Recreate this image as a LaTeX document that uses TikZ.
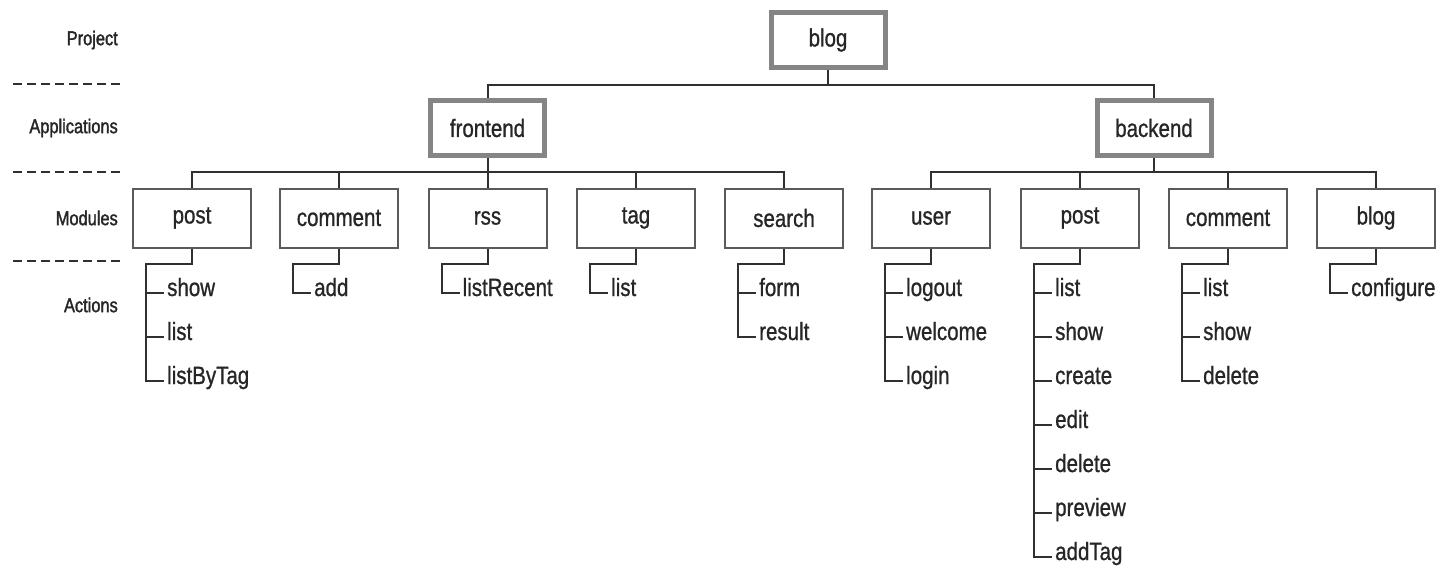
\documentclass[tikz,border=0pt]{standalone}
\usepackage{fontspec}
\setmainfont[FakeStretch=0.82, FakeBold=0.9]{Liberation Sans}
\newfontfamily\lblfont[FakeStretch=0.82, FakeBold=1.6]{Liberation Sans}
\usetikzlibrary{calc}
\definecolor{txt}{HTML}{262626}
\definecolor{conncol}{HTML}{303030}
\definecolor{boxcol}{HTML}{5A5A5A}
\definecolor{thickcol}{HTML}{858585}
\tikzset{
  conn/.style={draw=conncol, line width=2pt},
  appbox/.style={draw=thickcol, line width=5pt, minimum width=114pt, minimum height=55pt, inner sep=0pt,
    font=\fontsize{25}{30}\selectfont, text=txt},
  modbox/.style={draw=boxcol, line width=2pt, minimum width=118pt, minimum height=59pt, inner sep=0pt,
    font=\fontsize{25}{30}\selectfont, text=txt},
  act/.style={anchor=base west, inner sep=3pt, text height=12pt, text depth=6pt,
    font=\fontsize{25}{30}\selectfont, text=txt},
  levlabel/.style={anchor=east, inner sep=0pt, font=\lblfont\fontsize{20}{24}\selectfont, text=txt},
  levsep/.style={draw=conncol, line width=2pt, dash pattern=on 9pt off 5pt},
}
\newcommand\mkacts[2]{%
  \coordinate (#1-rail) at ($(#1.south west)+(14,0)$);
  \foreach \t [count=\i] in {#2} {
    \node[act] (#1-a\i) at ($(#1.south west)+(32,{47.5+44*(\i-1)})$) {\t};
    \draw[conn] (#1.south) -- ++(0,15) -| (#1-rail |- #1-a\i.west) -- (#1-a\i.west);
  }%
}
\begin{document}
\begin{tikzpicture}[x=1pt,y=-1pt]
\useasboundingbox (0,0) rectangle (1440,565);
% level labels
\node[levlabel] (lproj) at (118,40) {Project};
\node[levlabel] (lapp) at (118,128) {Applications};
\node[levlabel] (lmod) at (118,218) {Modules};
\node[levlabel] (lact) at (118,305) {Actions};
\draw[levsep] (13,84) -- (123,84);
\draw[levsep] (13,172) -- (123,172);
\draw[levsep] (13,261) -- (123,261);
% project and applications
\node[appbox] (blog) at (828,40) {blog};
\node[appbox] (front) at (487.5,128) {frontend};
\node[appbox] (back) at (1154,128) {backend};
\coordinate (topbus) at (828,85);
\draw[conn] (blog.south) -- (topbus);
\draw[conn] (front.north) |- (topbus) -| (back.north);
% frontend modules
\node[modbox] (fpost) at (192,218) {post};
\node[modbox] (fcomment) at (339,218) {comment};
\node[modbox] (frss) at (487.5,218) {rss};
\node[modbox] (ftag) at (636,218) {tag};
\node[modbox] (fsearch) at (784,218) {search};
\coordinate (fbus) at (487.5,172);
\draw[conn] (front.south) -- (fbus);
\draw[conn] (fpost.north) |- (fbus) -| (fsearch.north);
\draw[conn] (fcomment.north) -- (fcomment.north |- fbus);
\draw[conn] (frss.north) -- (frss.north |- fbus);
\draw[conn] (ftag.north) -- (ftag.north |- fbus);
% backend modules
\node[modbox] (buser) at (931,218) {user};
\node[modbox] (bpost) at (1080,218) {post};
\node[modbox] (bcomment) at (1228,218) {comment};
\node[modbox] (bblog) at (1376,218) {blog};
\coordinate (bbus) at (1154,172);
\draw[conn] (back.south) -- (bbus);
\draw[conn] (buser.north) |- (bbus) -| (bblog.north);
\draw[conn] (bpost.north) -- (bpost.north |- bbus);
\draw[conn] (bcomment.north) -- (bcomment.north |- bbus);
% actions
\mkacts{fpost}{show,list,listByTag}
\mkacts{fcomment}{add}
\mkacts{frss}{listRecent}
\mkacts{ftag}{list}
\mkacts{fsearch}{form,result}
\mkacts{buser}{logout,welcome,login}
\mkacts{bpost}{list,show,create,edit,delete,preview,addTag}
\mkacts{bcomment}{list,show,delete}
\mkacts{bblog}{configure}
\end{tikzpicture}
\end{document}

........

▶ _What this task involves_:
Set down all the data again exactly as above, pictures excluded.

▶ _Complete answer_:
Recreate this image as a LaTeX document that uses TikZ.
\documentclass[tikz,border=0pt]{standalone}
\usepackage{fontspec}
\setmainfont[FakeStretch=0.82, FakeBold=0.9]{Liberation Sans}
\newfontfamily\lblfont[FakeStretch=0.82, FakeBold=1.6]{Liberation Sans}
\usetikzlibrary{calc}
\definecolor{txt}{HTML}{262626}
\definecolor{conncol}{HTML}{303030}
\definecolor{boxcol}{HTML}{5A5A5A}
\definecolor{thickcol}{HTML}{858585}
\tikzset{
  conn/.style={draw=conncol, line width=2pt},
  appbox/.style={draw=thickcol, line width=5pt, minimum width=114pt, minimum height=55pt, inner sep=0pt,
    font=\fontsize{25}{30}\selectfont, text=txt},
  modbox/.style={draw=boxcol, line width=2pt, minimum width=118pt, minimum height=59pt, inner sep=0pt,
    font=\fontsize{25}{30}\selectfont, text=txt},
  act/.style={anchor=base west, inner sep=3pt, text height=12pt, text depth=6pt,
    font=\fontsize{25}{30}\selectfont, text=txt},
  levlabel/.style={anchor=east, inner sep=0pt, font=\lblfont\fontsize{20}{24}\selectfont, text=txt},
  levsep/.style={draw=conncol, line width=2pt, dash pattern=on 9pt off 5pt},
}
\newcommand\mkacts[2]{%
  \coordinate (#1-rail) at ($(#1.south west)+(14,0)$);
  \foreach \t [count=\i] in {#2} {
    \node[act] (#1-a\i) at ($(#1.south west)+(32,{47.5+44*(\i-1)})$) {\t};
    \draw[conn] (#1.south) -- ++(0,15) -| (#1-rail |- #1-a\i.west) -- (#1-a\i.west);
  }%
}
\begin{document}
\begin{tikzpicture}[x=1pt,y=-1pt]
\useasboundingbox (0,0) rectangle (1440,565);
% level labels
\node[levlabel] (lproj) at (118,40) {Project};
\node[levlabel] (lapp) at (118,128) {Applications};
\node[levlabel] (lmod) at (118,218) {Modules};
\node[levlabel] (lact) at (118,305) {Actions};
\draw[levsep] (13,84) -- (123,84);
\draw[levsep] (13,172) -- (123,172);
\draw[levsep] (13,261) -- (123,261);
% project and applications
\node[appbox] (blog) at (828,40) {blog};
\node[appbox] (front) at (487.5,128) {frontend};
\node[appbox] (back) at (1154,128) {backend};
\coordinate (topbus) at (828,85);
\draw[conn] (blog.south) -- (topbus);
\draw[conn] (front.north) |- (topbus) -| (back.north);
% frontend modules
\node[modbox] (fpost) at (192,218) {post};
\node[modbox] (fcomment) at (339,218) {comment};
\node[modbox] (frss) at (487.5,218) {rss};
\node[modbox] (ftag) at (636,218) {tag};
\node[modbox] (fsearch) at (784,218) {search};
\coordinate (fbus) at (487.5,172);
\draw[conn] (front.south) -- (fbus);
\draw[conn] (fpost.north) |- (fbus) -| (fsearch.north);
\draw[conn] (fcomment.north) -- (fcomment.north |- fbus);
\draw[conn] (frss.north) -- (frss.north |- fbus);
\draw[conn] (ftag.north) -- (ftag.north |- fbus);
% backend modules
\node[modbox] (buser) at (931,218) {user};
\node[modbox] (bpost) at (1080,218) {post};
\node[modbox] (bcomment) at (1228,218) {comment};
\node[modbox] (bblog) at (1376,218) {blog};
\coordinate (bbus) at (1154,172);
\draw[conn] (back.south) -- (bbus);
\draw[conn] (buser.north) |- (bbus) -| (bblog.north);
\draw[conn] (bpost.north) -- (bpost.north |- bbus);
\draw[conn] (bcomment.north) -- (bcomment.north |- bbus);
% actions
\mkacts{fpost}{show,list,listByTag}
\mkacts{fcomment}{add}
\mkacts{frss}{listRecent}
\mkacts{ftag}{list}
\mkacts{fsearch}{form,result}
\mkacts{buser}{logout,welcome,login}
\mkacts{bpost}{list,show,create,edit,delete,preview,addTag}
\mkacts{bcomment}{list,show,delete}
\mkacts{bblog}{configure}
\end{tikzpicture}
\end{document}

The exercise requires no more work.